A Bliss spa (Starwood bought New York-based Bliss in January 2004 for $25 million) will be open to locals. There will also be two restaurants, one the long awaited New York star Mister Chow’s, and at least one bar-perhaps Gerber knocking off his very hot New York Underbar. But after food and drink, the W starts to fall off for locals. Though it has 300 feet of pristine oceanfront property and will build two infinity-edge pools, both will be for residents and guests only. The W’s gym, Sweat, may be state-of-the-art, but won’t be open for local memberships like David Barton’s neighboring behemoth. And the top floor at the W is being sold as penthouses, not set aside for an enormous pool and rooftop lounge.

So the battle of the titans is under way, Gansevoort versus W.

But by the time they open, they won’t be the only new game in town. Ian Schrager, who exited South Beach’s hotel market when he stopped presiding over the Delano and The Shore Club, is on his way back with the purchase of the Riande Continental, next to The Shore Club, just six months after giving up his earlier hotel role. Schrager helped define the South Beach market with his Delano 11 years ago, and the Gansevoort and W are following the trend he set for stark and stylish boutique hotels on the Beach. The question is what Ian is going to do with the $100-a-night Riande. Some believe he will spend the money to renovate it and convert it into a competitor to the Delano (average room $482) and The Shore Club (average room $345). But most of those close to him think he

will pursue a condo-hotel conversion of the 251-room property. He previously tried that with The Shore Club but withdrew plans after squabbling with his partners. For the moment Ian isn’t talking, since he is in the SEC’s quiet period before Morgans Hotel Group, with which he has a consulting contract goes public next month.

But the Gansevoort and W have more than Schrager to worry about.

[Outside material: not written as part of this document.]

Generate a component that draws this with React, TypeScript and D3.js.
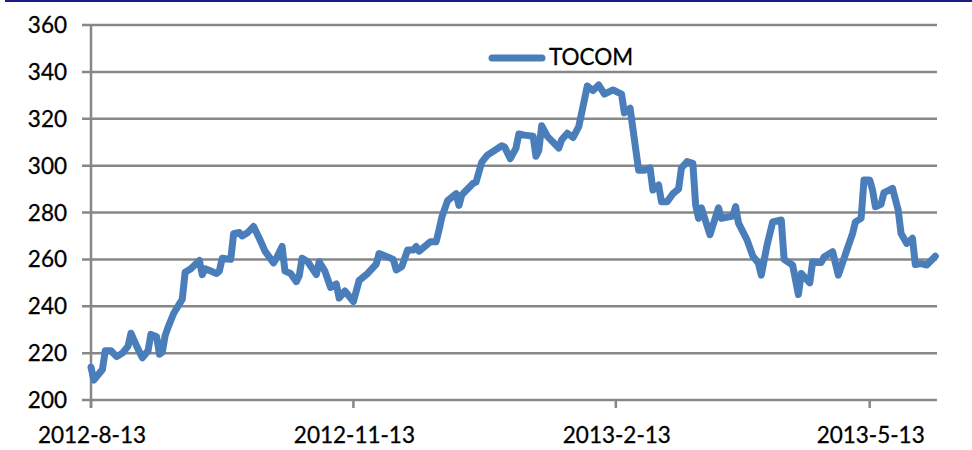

Fifty-seven-year-old Philippe Starck, the designer who made his reputation largely by designing Schrager’s New York and Miami hotels a decade ago, is returning to the Beach, this time to design the Ritz Plaza, directly across the street from the Delano. The developers are Paul Makarechian, owner of a noted real-estate-development company in Newport Beach, California, and Sam Nazarian, a 30-year-old nightclub owner and movie producer best known for paying $125 million in 2004 for Jennifer Lopez’s Beverly Hills mansion (Nazarian’s father is the multibillionaire founder of chip maker Qualcomm). The Ritz will have, Makarechian says, an

updated version of Starck’s take on South Beach style. (That probably means less white and more warmth.)

Schrager actually had Starck sign a non-compete contract barring him from working in South Beach, but that has expired. Nazarian has used Starck on seven restaurants in Los Angeles, so the two have a good working relationship. Starck has promised that the Ritz Plaza will “be completely different” than the Delano.

The new owners of the 1940 hotel have filed preliminary drawings with Miami Beach’s Historic Preservation Board, offering a glimpse of what the new property will look like: The pool area is dominated by a three-story mirror towering over a teak deck, patios are draped in ivy, and the lobby has wood paneling, metal railings and fireplaces.

Ironically, Starwood had bought the Ritz Plaza, but Schrager successfully sued over the shadow the W’s large remake would cast on the Delano. The litigation tied up the property, and Starwood sold to Nazarian and Makarechian for $30 million. The pair is spending another $70 million in development costs.

A fight between the W and Gansevoort? No, it’s more like a free-for-all. The winner? South Beach, which becomes, with each major addition like one of these, even hotter.